1) Experience and expertise
When selecting a consultant, be sure to find one whose strengths align most closely to the issues at hand. Don’t, for example, select an IT consultant specializing in small business needs — one who may have incredible IT expertise — when you are seeking to expand your IT services across the globe. They might know a lot about the issue at hand, but are the capable of the same execution as a larger firm may be?
The only way to tell is by verifying the firm’s experience. Just because a firm specializes in small business matters doesn’t necessarily mean that its consultants haven’t had large business experience, and vice versa. Look over their work history thoroughly during the interview process, and even go so far as to contact some of their former vendors for insights about the way the consultant works.
2) Market knowledge
One of the biggest reasons that third-party consultants exist is that a company cannot always tackle everything in-house. Sometimes it’s a manpower issue. Sometimes it’s an expertise issue. Just because you have qualified, capable employees doesn’t always mean that they have the level of detailed market knowledge that a third-party consultant may possess. A consultant can bring in their outside knowledge and help your business in two different ways. First, a consultant can help you overcome the hurdle for which you hired them. Second, they can share their market knowledge with your team, further your company’s internal ability to handle future problems.

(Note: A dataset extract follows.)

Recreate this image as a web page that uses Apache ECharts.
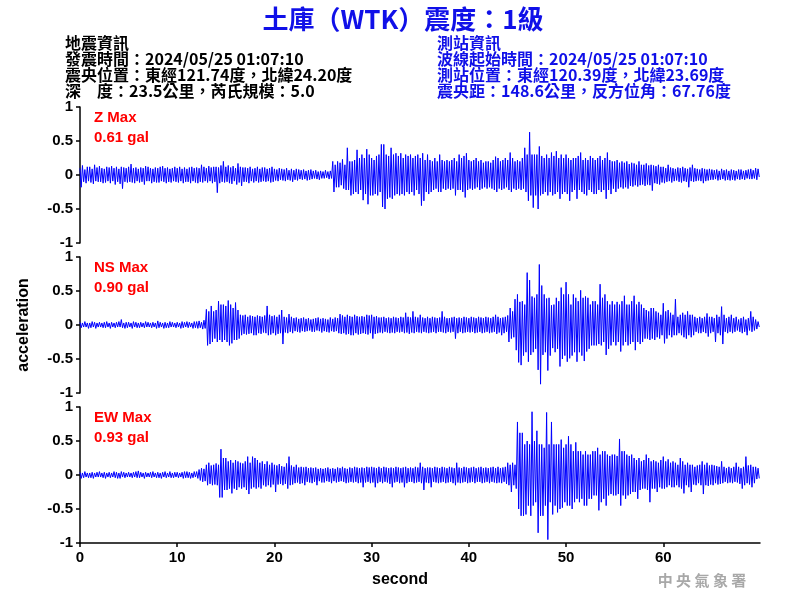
<!DOCTYPE html>
<html><head><meta charset="utf-8">
<script src="https://cdn.jsdelivr.net/npm/echarts@6/dist/echarts.min.js"></script>
<style>html,body{margin:0;padding:0;background:#fff}#c{width:800px;height:600px}</style>
</head><body><div id="c"></div>
<script>
// ---- data: amplitudes in 0.01 gal, per 0.25 s bin (bin maximum and bin minimum) ----
const binStep = 0.25;
const xTicks = [0, 10, 20, 30, 40, 50, 60];
const yTicks = [-1, -0.5, 0, 0.5, 1];
const components = ['Z', 'NS', 'EW'];
const peakGal = ['0.61', '0.90', '0.93'];

const zMax = [
 10,14,8,12, 12,9,15,11, 13,10,9,12, 11,13,10,12, 9,12,11,10,
 12,16,10,11, 9,11,10,13, 12,10,9,11, 10,12,13,10, 11,9,10,12,
 10,12,9,11, 9,11,12,10, 11,10,15,12, 10,13,11,12, 12,11,14,20,
 12,14,11,13, 10,17,12,11, 11,10,12,9, 10,12,9,11, 11,9,10,12,
 9,8,10,9, 8,10,7,9, 7,9,8,7, 8,6,7,8, 6,7,5,6,
 5,7,5,6, 20,15,20,18, 23,15,40,20, 20,22,37,25, 30,25,38,30,
 25,22,28,30, 45,45,30,28, 40,30,32,28, 32,25,30,28, 30,25,28,30,
 25,32,22,30, 22,20,25,20, 30,22,20,22, 20,22,25,20, 30,25,28,32,
 22,20,22,25, 20,22,18,20, 20,18,22,27, 25,20,22,25, 22,33,25,20,
 22,20,25,40, 30,63,30,30, 30,42,28,25, 30,25,33,28, 35,25,30,25,
 30,25,22,25, 25,28,33,22, 25,22,28,25, 22,25,28,22, 25,33,22,20,
 20,22,18,20, 18,20,16,18, 17,15,20,15, 15,17,14,15, 14,13,15,12,
 12,10,15,11, 10,9,11,10, 12,10,9,11, 15,10,9,8, 10,9,8,9,
 8,7,8,6, 9,7,8,6, 8,7,6,8, 8,6,7,8, 9,7,10,9];
const zMin = [
 -18,-10,-12,-9, -11,-13,-9,-10, -10,-12,-11,-9, -12,-9,-14,-10, -13,-20,-10,-11,
 -10,-11,-12,-9, -11,-10,-14,-9, -9,-12,-10,-11, -11,-9,-10,-12, -10,-11,-9,-10,
 -11,-9,-12,-10, -10,-12,-9,-11, -12,-10,-11,-9, -11,-9,-12,-10, -26,-12,-10,-11,
 -10,-12,-13,-9, -14,-11,-16,-10, -10,-12,-9,-11, -9,-11,-10,-9, -10,-9,-11,-10,
 -8,-9,-7,-8, -9,-7,-8,-10, -7,-8,-6,-7, -6,-8,-7,-6, -5,-6,-7,-5,
 -5,-4,-6,-5, -25,-18,-18,-15, -20,-22,-22,-30, -28,-25,-28,-22, -37,-28,-43,-30,
 -30,-28,-30,-25, -47,-50,-35,-33, -35,-30,-28,-30, -28,-30,-25,-28, -25,-30,-22,-28,
 -45,-38,-25,-28, -25,-22,-20,-25, -25,-20,-22,-20, -22,-20,-30,-22, -22,-25,-33,-22,
 -20,-22,-20,-18, -22,-20,-18,-20, -18,-20,-22,-25, -20,-22,-20,-18, -22,-25,-20,-22,
 -20,-22,-20,-25, -38,-30,-48,-30, -50,-30,-28,-25, -30,-25,-30,-28, -25,-35,-28,-25,
 -28,-38,-25,-22, -35,-22,-25,-28, -30,-22,-25,-28, -28,-22,-25,-22, -35,-22,-28,-20,
 -25,-20,-18,-20, -18,-20,-16,-17, -15,-17,-15,-14, -16,-14,-15,-23, -12,-13,-14,-11,
 -12,-10,-9,-11, -9,-8,-10,-11, -9,-10,-18,-9, -10,-9,-8,-9, -12,-9,-8,-7,
 -7,-6,-8,-7, -6,-8,-7,-8, -7,-8,-6,-7, -6,-7,-5,-6, -6,-5,-7,-3];

const nsMax = [
 4,3,5,3, 3,5,4,3, 4,3,4,5, 3,4,3,4, 5,8,3,4,
 4,3,5,4, 3,4,3,5, 4,3,4,3, 6,4,3,4, 3,5,4,3,
 4,3,5,4, 5,4,3,5, 5,6,4,7, 23,20,28,20, 22,35,30,30,
 28,36,30,25, 33,22,15,14, 15,12,14,13, 12,14,13,12, 14,28,15,13,
 14,12,15,22, 12,11,16,12, 10,11,9,10, 11,9,10,8, 9,10,11,9,
 10,9,8,11, 9,11,10,16, 14,12,15,13, 12,15,13,12, 13,12,15,14,
 15,12,13,11, 11,12,10,11, 10,12,11,10, 12,11,18,12, 11,20,12,11,
 15,11,10,12, 10,12,11,10, 11,20,12,10, 10,11,12,10, 11,10,12,11,
 10,12,11,10, 12,11,10,12, 11,10,12,15, 12,10,11,12, 14,25,20,38,
 45,34,35,30, 77,66,42,40, 45,89,58,45, 39,40,29,30, 40,35,55,45,
 63,45,30,45, 40,35,51,40, 42,40,30,35, 35,30,60,40, 45,35,30,35,
 30,34,30,35, 43,30,30,35, 43,30,34,30, 25,22,20,25, 25,20,18,15,
 32,20,22,18, 15,38,12,15, 18,15,20,15, 15,12,10,12, 10,12,17,12,
 12,10,15,12, 27,15,10,12, 15,10,12,8, 10,12,8,10, 20,12,8,5];
const nsMin = [
 -4,-3,-3,-5, -4,-3,-5,-3, -3,-4,-4,-3, -5,-3,-4,-3, -3,-4,-5,-4,
 -3,-5,-3,-4, -4,-3,-4,-3, -3,-4,-3,-5, -4,-3,-5,-4, -4,-3,-3,-4,
 -3,-5,-4,-3, -4,-3,-5,-4, -5,-4,-6,-5, -30,-28,-25,-20, -25,-22,-25,-22,
 -25,-30,-27,-22, -22,-20,-15,-13, -14,-13,-12,-15, -15,-12,-13,-11, -12,-15,-14,-12,
 -15,-13,-12,-28, -11,-12,-10,-12, -9,-10,-11,-9, -10,-9,-8,-10, -10,-8,-9,-11,
 -9,-10,-11,-9, -10,-9,-12,-13, -12,-14,-13,-15, -15,-12,-14,-13, -12,-13,-14,-12,
 -20,-13,-12,-11, -12,-10,-11,-12, -11,-12,-10,-11, -10,-12,-11,-13, -11,-12,-10,-11,
 -12,-10,-11,-12, -11,-10,-12,-10, -10,-11,-12,-10, -11,-10,-20,-12, -10,-12,-11,-10,
 -11,-10,-12,-11, -10,-12,-11,-10, -12,-11,-10,-13, -11,-15,-12,-10, -25,-20,-18,-37,
 -55,-59,-45,-40, -54,-44,-40,-35, -66,-87,-44,-40, -67,-45,-34,-40, -35,-61,-50,-45,
 -54,-49,-45,-40, -54,-40,-45,-53, -39,-35,-30,-30, -30,-28,-30,-25, -44,-35,-30,-25,
 -30,-25,-39,-30, -25,-30,-28,-25, -37,-25,-28,-25, -20,-20,-22,-20, -22,-18,-20,-15,
 -27,-20,-15,-18, -15,-15,-12,-15, -18,-20,-15,-18, -15,-10,-12,-12, -10,-12,-17,-12,
 -10,-25,-12,-15, -28,-10,-12,-10, -12,-10,-8,-10, -12,-10,-15,-8, -10,-8,-6,-3];

const ewMax = [
 4,3,5,3, 3,4,3,4, 5,3,4,3, 4,3,5,4, 3,5,4,3,
 4,3,4,5, 6,4,3,4, 3,4,5,3, 4,3,4,5, 3,5,3,4,
 4,3,4,5, 5,4,3,5, 5,8,10,9, 15,18,14,15, 17,15,38,25,
 25,20,22,18, 22,20,18,17, 20,27,18,27, 25,22,18,20, 16,20,15,18,
 15,14,16,13, 12,17,27,14, 12,15,11,12, 11,12,10,11, 10,11,9,10,
 9,10,11,9, 10,9,11,10, 12,10,9,11, 10,12,11,10, 11,10,12,11,
 12,11,10,12, 10,12,11,10, 11,10,12,11, 10,11,12,10, 11,10,12,11,
 18,12,10,11, 11,10,12,11, 10,12,11,10, 12,11,10,18, 11,10,12,11,
 10,11,12,10, 11,12,10,11, 10,11,12,10, 12,10,11,12, 18,15,18,15,
 78,62,62,45, 50,45,93,50, 65,45,45,40, 92,45,78,45, 45,45,52,40,
 45,57,45,35, 48,35,35,30, 35,30,30,35, 35,40,30,35, 35,30,28,30,
 30,28,53,35, 35,30,28,30, 25,22,25,20, 22,30,25,20, 22,20,18,22,
 27,20,23,18, 20,18,15,25, 20,15,18,15, 15,12,14,15, 20,15,18,14,
 15,14,13,12, 20,12,10,12, 10,12,18,12, 10,12,27,14, 15,12,12,10];
const ewMin = [
 -5,-4,-3,-4, -4,-5,-3,-3, -3,-4,-5,-3, -4,-3,-4,-5, -5,-3,-4,-3,
 -3,-4,-3,-4, -4,-3,-5,-3, -3,-4,-3,-4, -4,-5,-3,-4, -3,-4,-4,-3,
 -4,-3,-5,-4, -4,-5,-4,-3, -5,-8,-10,-9, -15,-13,-15,-14, -15,-33,-33,-22,
 -22,-20,-27,-20, -22,-18,-20,-18, -22,-28,-20,-18, -20,-18,-20,-15, -17,-15,-18,-14,
 -25,-14,-13,-15, -13,-20,-15,-14, -12,-11,-13,-12, -15,-10,-11,-12, -10,-15,-9,-11,
 -11,-9,-10,-12, -9,-11,-10,-9, -10,-12,-11,-10, -11,-10,-12,-11, -18,-11,-10,-12,
 -11,-18,-12,-10, -12,-10,-11,-13, -18,-11,-10,-12, -11,-18,-12,-10, -10,-12,-11,-10,
 -12,-22,-11,-12, -18,-10,-11,-12, -11,-10,-12,-11, -10,-12,-15,-11, -12,-11,-10,-12,
 -11,-10,-12,-10, -10,-12,-11,-10, -12,-10,-11,-12, -11,-12,-10,-13, -15,-25,-15,-20,
 -50,-60,-60,-58, -45,-60,-45,-40, -85,-60,-60,-45, -95,-40,-58,-45, -55,-50,-48,-40,
 -45,-45,-50,-40, -35,-40,-35,-45, -45,-35,-35,-30, -30,-52,-40,-35, -45,-30,-28,-30,
 -30,-28,-45,-30, -35,-30,-28,-25, -25,-35,-22,-20, -20,-22,-40,-20, -20,-25,-18,-20,
 -20,-18,-15,-18, -18,-15,-18,-20, -27,-15,-18,-25, -14,-15,-12,-15, -28,-15,-16,-14,
 -15,-12,-14,-13, -12,-10,-12,-11, -12,-10,-11,-13, -20,-15,-12,-14, -18,-12,-6,-5];

// ---- build ----
function trace(maxArr, minArr) {
  const d = [];
  for (let i = 0; i < maxArr.length; i++) {
    d.push([i * binStep, maxArr[i] / 100]);
    d.push([i * binStep + binStep / 2, minArr[i] / 100]);
  }
  return d;
}
const traces = [trace(zMax, zMin), trace(nsMax, nsMin), trace(ewMax, ewMin)];

const F = "'Liberation Sans', Arial, 'Noto Sans CJK TC', sans-serif";
const tops = [107, 257, 407];
const H = 136;
const xMax = 69.95;

const grids = tops.map(t => ({ left: 80, top: t, width: 680, height: H }));
const xAxes = tops.map((t, i) => ({
  type: 'value', gridIndex: i, min: 0, max: xMax, interval: 10,
  show: i === 2,
  axisLine: { show: i === 2, onZero: false, lineStyle: { color: '#000', width: 1.5 } },
  axisTick: { show: i === 2, length: 4, customValues: xTicks, lineStyle: { color: '#000', width: 1.5 } },
  axisLabel: { show: i === 2, color: '#000', fontFamily: F, fontWeight: 'bold', fontSize: 15, margin: 7,
    customValues: xTicks, formatter: v => String(v) },
  splitLine: { show: false }
}));
const yAxes = tops.map((t, i) => ({
  type: 'value', gridIndex: i, min: -1, max: 1, interval: 0.5,
  axisLine: { show: true, onZero: false, lineStyle: { color: '#000', width: 1.5 } },
  axisTick: { show: true, length: 4, customValues: yTicks, lineStyle: { color: '#000', width: 1.5 } },
  axisLabel: { color: '#000', fontFamily: F, fontWeight: 'bold', fontSize: 15, margin: 7,
    customValues: yTicks, formatter: v => String(v) },
  splitLine: { show: false },
  name: i === 1 ? 'acceleration' : '', nameLocation: 'middle', nameRotate: 90, nameGap: 48,
  nameTextStyle: { color: '#000', fontFamily: F, fontWeight: 'bold', fontSize: 16 }
}));
const series = traces.map((d, i) => ({
  type: 'line', xAxisIndex: i, yAxisIndex: i, data: d, showSymbol: false, symbol: 'none',
  lineStyle: { color: '#0000ff', width: 1 }, animation: false, silent: true
}));

const cjk = "'Noto Sans CJK TC', 'Liberation Sans', sans-serif";
function txt(x, y, s, color, size, weight, align, family) {
  return { type: 'text', x: x, y: y, silent: true,
    style: { text: s, fill: color, font: (weight || 'normal') + ' ' + size + 'px ' + (family || cjk),
      textAlign: align || 'left', align: align || 'left', textVerticalAlign: 'middle', verticalAlign: 'middle' } };
}
const infoLeft = ['地震資訊', '發震時間：2024/05/25 01:07:10', '震央位置：東經121.74度，北緯24.20度', '深　度：23.5公里，芮氏規模：5.0'];
const infoRight = ['測站資訊', '波線起始時間：2024/05/25 01:07:10', '測站位置：東經120.39度，北緯23.69度', '震央距：148.6公里，反方位角：67.76度'];
const graphics = [txt(403, 19, '土庫（WTK）震度：1級', '#1010e8', 26, 'bold', 'center')];
infoLeft.forEach((s, i) => graphics.push(txt(65, 43 + i * 16, s, '#000', 16, 'bold')));
infoRight.forEach((s, i) => graphics.push(txt(437, 43 + i * 16, s, '#1010e8', 16, 'bold')));
components.forEach((c, i) => {
  graphics.push(txt(94, tops[i] + 11, c + ' Max', '#ff0000', 15, 'bold', 'left', F));
  graphics.push(txt(94, tops[i] + 31, peakGal[i] + ' gal', '#ff0000', 15, 'bold', 'left', F));
});
graphics.push(txt(400, 580, 'second', '#000', 16, 'bold', 'center', F));
graphics.push(txt(702, 580, '中 央 氣 象 署', '#a8a8a8', 15, 'bold', 'center'));

const chart = echarts.init(document.getElementById('c'), null, { renderer: 'canvas' });
chart.setOption({
  backgroundColor: '#fff', animation: false,
  grid: grids, xAxis: xAxes, yAxis: yAxes, series: series, graphic: graphics
});
</script></body></html>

A company can often get so caught up in the nitty-gritty of its processes that it fails to notices the errors and inconsistencies in them. I remember a math professor I had way back in college who told a story of how he spent 2 years trying to write a proof for a problem that had never been solved. He failed. So he quit that one and moved onto another. A year later, someone publishes their proof to the same previously-unsolved problem. When my professor looked back on his notes, he realized that he’d confused one + sign with one – sign. If a person can make such a mistake, imagine the size of one that a group of people can make. An outside consultant brings in the objectivity companies need in order to evaluate not just the problem, but also the ways the company is currently approaching it. During your interviews, ask potential consultants about the ways they’d imagine solving your problem at first glance.
This one is a short answer: You have to pick a firm that is willing and able to work for you. Just because a firm is large doesn’t mean they’ll be available. Just because a firm is small doesn’t mean they aren’t. Basically you need to make sure that your consultant can put in the man hours necessary to solve the problem, and make sure they’ll be well-focused on your company during each of them.
Things change. That’s an inevitability. Pick your consultant accordingly. Ask them how they’ve set out to solve problems in the past and how they adapted when those problems change. You might believe your problem involves marketing, and the consultant may discover it’s really a sales problem. Is the consultant then prepared and able to fix the sales problem, or does that mean you’ll have to shell out for another firm instead?